I was chatting about hopeful expectations and it hit me how the majority of the time our hopeful expectations only lead to our own disappointment. LOL! Perhaps that sounds cynical or negative. But it isn't, because our expectations can in any direction. From the overly optimistic to the overly pessimistic. Either direction is going to bring us some form of disappointment when the reality we have decided should exist does not materialize.
Interestingly, even when we simply create an expectation for the next five to ten minutes, we discover that the world has other plans for us. It can be as simple as "I'll just dash into the grocery store and quickly pick up a few things." And then we discover — to our dismay — that we are stuck in a line behind someone paying their bill in dimes and nickels. I guess that's what is called "the best laid plans of mice and men…"
And then we react to our disappointment by getting angry, annoyed and unsettled. And thus the cycle continues…hopeful period, disappointment period, angry period, etc.
But oh it's hard not to engage in expectations! It's not looking pretty! The Buddhists have been working on it for millennia. What hope do the rest of us have?
Perhaps a place to start is by looking at what we hope to accomplish with our expectations. Then engaging in some self-examination of how far and how deeply our expectations run. And finally to look at how do we react when our expectations are not met. If nothing else we will gain a greater understanding of our psyche and behavior from the exercise.
So what do we hope to accomplish with our expectations?
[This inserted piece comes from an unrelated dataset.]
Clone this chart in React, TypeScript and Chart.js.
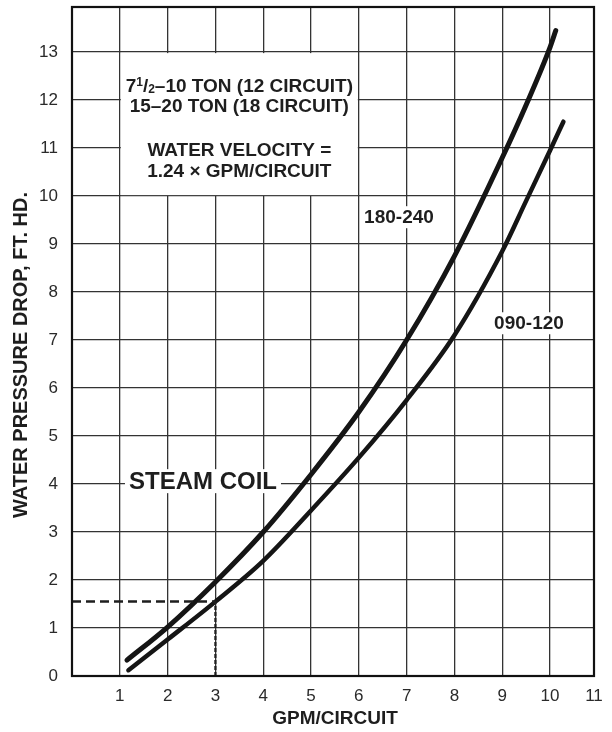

Hmmm…probably several things. Our expectations give us some sense of stability. They keep us buoyed, floating along and "having something to look forward to" as so many people enjoy saying. Kind of like a series of security blankets, actually. And it goes either way — whether we routinely engage in optimistic expectations or pessimistic expectations. For either one, there is a "hoped for" or expected outcome. Whether it is expecting to be invited to a swanky dinner party or expecting the economy to fall flat. The minute we expect is the minute we've placed our bets on an outcome.
From a Buddhist standpoint, there's a certain naiveté about it all. We place our power outside of ourselves, embark on a path that requires Life, the world, and a series of unnamed others to cooperate with us on creating our particular desired vision and then we become disgruntled when things don't go according to "our plan."
It's a mild way of deluding and anesthetizing ourselves with a little ego-driven thought process of "If I expect this wonderful thing, it will keep the worst (or best!) at bay." It keeps our minds busy in a land of illusion, so we can keep ahead of the dark dogs which yap at us about how uncertain life really is and how there is an aspect of day-to-day living that we can not control, no matter how hard we try.
And lets admit it. Expectations (hopeful or not so hopeful) feel good! Like despondency — they're old friends that provide good company under the right circumstances.
And finally, they mask our behaviors which may have contributed to the situation. So in a weird, ironic way, they let us off the responsibility hook while the resulting disappointment allows us to throw blame outside of ourselves (or in a reverse scenario to heap too much blame upon ourselves).
So where are our expectations? And how deep do they run?
That's a very individual answer, however the amount of expecting we do in our lives probably determines the amount of disappointment we experience. If we're not expecting, then we can't be disappointed. LOL!
If we want to get an idea on how we engage in expecting at the micro level — which reflects the macro level — then we can start looking at where situations repeat in our life.
Are we always late because we don't give ourselves enough time to navigate through the traffic? That's an expectation. We engage in the same behaviors and cross our fingers hoping that "this time" things will work out. We keep trying, but our trying is shaded by a lack of grounded reality.
Do we continually jump headlong into relationships only to resurface emotionally disappointed? Maybe if we didn't jump so quickly we wouldn't look back, scratching our heads and saying "What just happened here!?!" So engaging in expectations — whether hopeful positive ones or pessimistic ones — is a mild form of madness in a way. We're engaging in a behavior that is putting a filter on reality, meanwhile hoping reality turns out how we hope.
And now how do we react to our disappointments?
Do we overly blame ourselves? Do we overly blame others? Do we get angry with the gods above and shake our fist at the sky? Do we become angry, sulky, bitter, disillusioned?
Or are we ready to change our world views? Do we look at ourselves and objectively examine where we could do better, where we could change, where we could empower ourselves further? And do we accept that in some instances we simply need to let go of trying to control the outside world and accept this aspect of life that is the unknown?
Our reactions to our disappointments set the stage to how we interact with the world around us and whether or not the cycle of expectation, disappointment, anger continues. Or little by little we bring this merry-go-round to a halt, disembark from the ride and go find another pastime that is more interesting and fulfilling.